Nexus between wages, labour markets, household spending and housing being watched by RBA

Nexus between wages, labour markets, household spending and housing being watched by RBA
Nexus between wages, labour markets, household spending and housing being watched by RBA

The RBA has noted despite the relatively weak picture for household income growth, the tax revenue collected from households has grown solidly in recent years.

In the past year, taxes paid by households increased by around eight per cent, more than double the rate of growth in gross household income of 3½ per cent, according to the RBA assistant governor Luci Ellis, in a speech to the Housing Industry Association.

"It's normal for growth in tax revenue to outpace income growth a bit: that is how a progressive tax system works," Ellis said in the speech titled What's Up (and Down) with Households?

"A useful rule of thumb is that, in the absence of adjustments to tax brackets to allow for bracket creep, for every one percentage point of growth in household income, taxes paid by households will on average increase by about 1.4 percentage points. 

"So the ratio is more like a bit over two-to-one at the moment, rather than 1.4 to one.

"That is at the high end of the range this ratio reaches, but as this graph shows, it is not unprecedented (Graph 12).

"But this effect has cumulated over time, so that the share of income that is paid in tax has been rising (Graph 12, bottom panel).

Ellis noted that household income growth has remained slow even as labour market conditions have been improving.

"Unlike slow wages growth, though, it is less clear how much weak non-labour income growth will weigh on consumer spending."

"There might be reasons to think that weak non-labour income growth is less worrisome than weak wages growth.

"But you would not want to rely on that possibility to underpin your views on the outlook for consumption.

"So this is an area we need to watch closely.

"Household consumption spending is a large part of economic activity.

"A significant retrenchment there would lower growth and feed back into a weaker labour market, as well as into decisions to purchase housing," she said.

Graph 12: Household Income and Tax

Ellis noted what is noteworthy is that for all of the past six years, growth in tax paid has exceeded income growth by an above-average margin, at a time when income growth itself has been slow (Graph 13).

Graph 13: Household Income and Tax scatter

"Aside from the usual bracket creep, some deductions and offsets have declined, boosting the overall tax take.

"Interest rates on investment property loans are now higher than for owner-occupiers, but overall the interest rate structure on mortgages is lower than it was a few years ago.

"So landlords will have lower tax deductions for interest payments on loans on investment properties.

"At the same time, the significant run-up in housing prices in some cities over the past decade will have increased the capital gains tax liability paid by investors selling a property.

"Turnover in the housing market has declined.

"But as best we can tell, the price effect has dominated the effect of declining volumes, and total capital gains tax paid has increased."

She noted compliance efforts and technological progress in tax collection have boosted revenue collected from a given income. 

Eliis further noted some of these drivers boosting tax paid could persist for a while, but they aren't permanent.

"For example, the earlier period of strong housing price growth will only increase capital gains tax revenue if the asset was owned during that period.

"It can be expected to become less important, the further into history it passes.

"Similarly, increased compliance increases the level of tax paid on a given level of income.

"It is not a change in the trend growth rate in tax paid.
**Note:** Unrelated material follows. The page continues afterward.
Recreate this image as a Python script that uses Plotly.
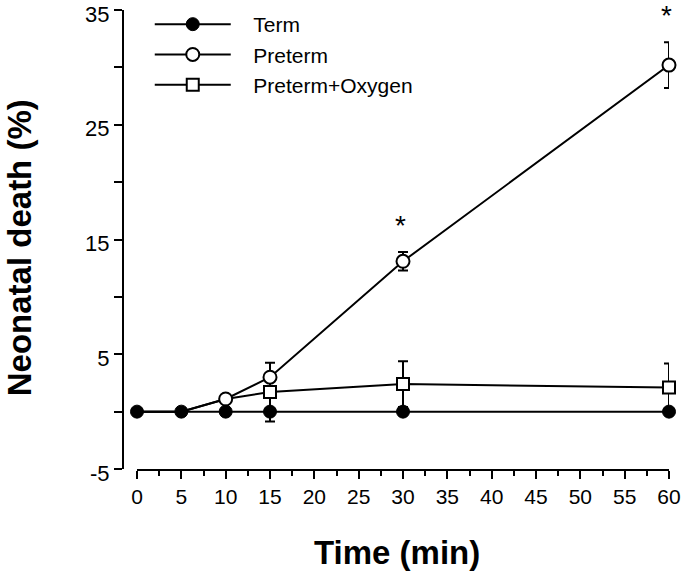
import plotly.graph_objects as go

time_min = [0, 5, 10, 15, 30, 60]
term = [0, 0, 0, 0, 0, 0]
preterm = [0, 0, 1.1, 3.0, 13.1, 30.2]
preterm_err = [0, 0, 0, 0, 0.8, 2.0]
oxygen = [0, 0, 1.1, 1.7, 2.4, 2.1]
oxygen_err = [0, 0, 0, 2.55, 2.0, 2.1]
sig_times = [30, 60]

y_ticks = [-5, 0, 5, 10, 15, 20, 25, 30, 35]
y_ticktext = ["-5", "", "5", "", "15", "", "25", "", "35"]
x_ticks = [0, 5, 10, 15, 20, 25, 30, 35, 40, 45, 50, 55, 60]

FONT = "Arial, Liberation Sans, Helvetica, sans-serif"
PAD = "\u00a0" * 3

# markers shown only where they are not hidden under another series' marker
pre_visible = [2, 3, 4, 5]
oxy_visible = [3, 4, 5]

fig = go.Figure()
fig.add_trace(go.Scatter(
    x=time_min, y=oxygen, name=PAD + "Preterm+Oxygen", mode="lines+markers",
    line=dict(color="black", width=2),
    marker=dict(symbol="square", size=12, color="white", opacity=1,
                line=dict(color="black", width=2)),
    selectedpoints=oxy_visible, unselected=dict(marker=dict(opacity=0)),
    error_y=dict(type="data", array=oxygen_err, color="black", thickness=2, width=5),
    cliponaxis=False,
))
fig.add_trace(go.Scatter(
    x=time_min, y=preterm, name=PAD + "Preterm", mode="lines+markers",
    line=dict(color="black", width=2),
    marker=dict(symbol="circle", size=13, color="white", opacity=1,
                line=dict(color="black", width=2)),
    selectedpoints=pre_visible, unselected=dict(marker=dict(opacity=0)),
    error_y=dict(type="data", array=preterm_err, color="black", thickness=2, width=5),
    cliponaxis=False,
))
fig.add_trace(go.Scatter(
    x=time_min, y=term, name=PAD + "Term", mode="lines+markers",
    line=dict(color="black", width=2),
    marker=dict(symbol="circle", size=13, color="black", line=dict(color="black", width=1)),
    cliponaxis=False,
))

for t in sig_times:
    i = time_min.index(t)
    fig.add_annotation(x=t, y=preterm[i] + preterm_err[i], text="*", showarrow=False,
                       yanchor="bottom", yshift=9, xshift=-3,
                       font=dict(size=28, color="black", family=FONT))

# axis titles
fig.add_annotation(xref="paper", yref="paper", x=0.502, y=-0.177, text="<b>Time (min)</b>",
                   showarrow=False, xanchor="center", yanchor="middle",
                   font=dict(size=33, color="black", family=FONT))
fig.add_annotation(xref="paper", yref="paper", x=-0.19, y=0.4712, text="<b>Neonatal death (%)</b>",
                   showarrow=False, xanchor="center", yanchor="middle", textangle=-90,
                   font=dict(size=33, color="black", family=FONT))

fig.update_layout(
    width=685, height=574,
    margin=dict(l=123, r=16, t=0, b=105),
    paper_bgcolor="white", plot_bgcolor="white",
    font=dict(family=FONT, color="black"),
    showlegend=True,
    legend=dict(x=0.049, y=1 - 4 / 469, xanchor="left", yanchor="top", traceorder="reversed",
                font=dict(size=21, family=FONT), bgcolor="rgba(0,0,0,0)",
                itemwidth=76),
    xaxis=dict(
        domain=[14 / 546, 1], range=[0, 60], tickvals=x_ticks,
        ticks="outside", ticklen=8, tickwidth=2, tickcolor="black",
        minor=dict(dtick=2.5, tick0=0, ticks="outside", ticklen=5, tickwidth=2, tickcolor="black"),
        showline=True, linewidth=2, linecolor="black", showgrid=False, zeroline=False,
        tickfont=dict(size=21), anchor="y", automargin=False, ticklabeloverflow="allow",
    ),
    yaxis=dict(
        domain=[0, 459 / 469],
        range=[-5, 35], tickvals=y_ticks, ticktext=y_ticktext,
        ticks="outside", ticklen=8, tickwidth=2, tickcolor="black",
        showline=True, linewidth=2, linecolor="black", showgrid=False, zeroline=False,
        tickfont=dict(size=22), anchor="free", position=0, automargin=False,
        ticklabeloverflow="allow", ticklabelshift=4,
    ),
)

fig.write_html("out.html", config={"displayModeBar": False},
               post_script="document.body.style.margin='0';document.body.style.overflow='hidden';")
That said, the effect could last for a while as efforts shift to different aspects of compliance."

Ellis's speech concluded that without enough income, and so without a strong labour market, confidence and capacity would be in doubt.

"This is not the only reason we are watching labour market developments closely.

"But the nexus between labour markets, households and housing are crucial to our assessment of the broader outlook," Ellis said.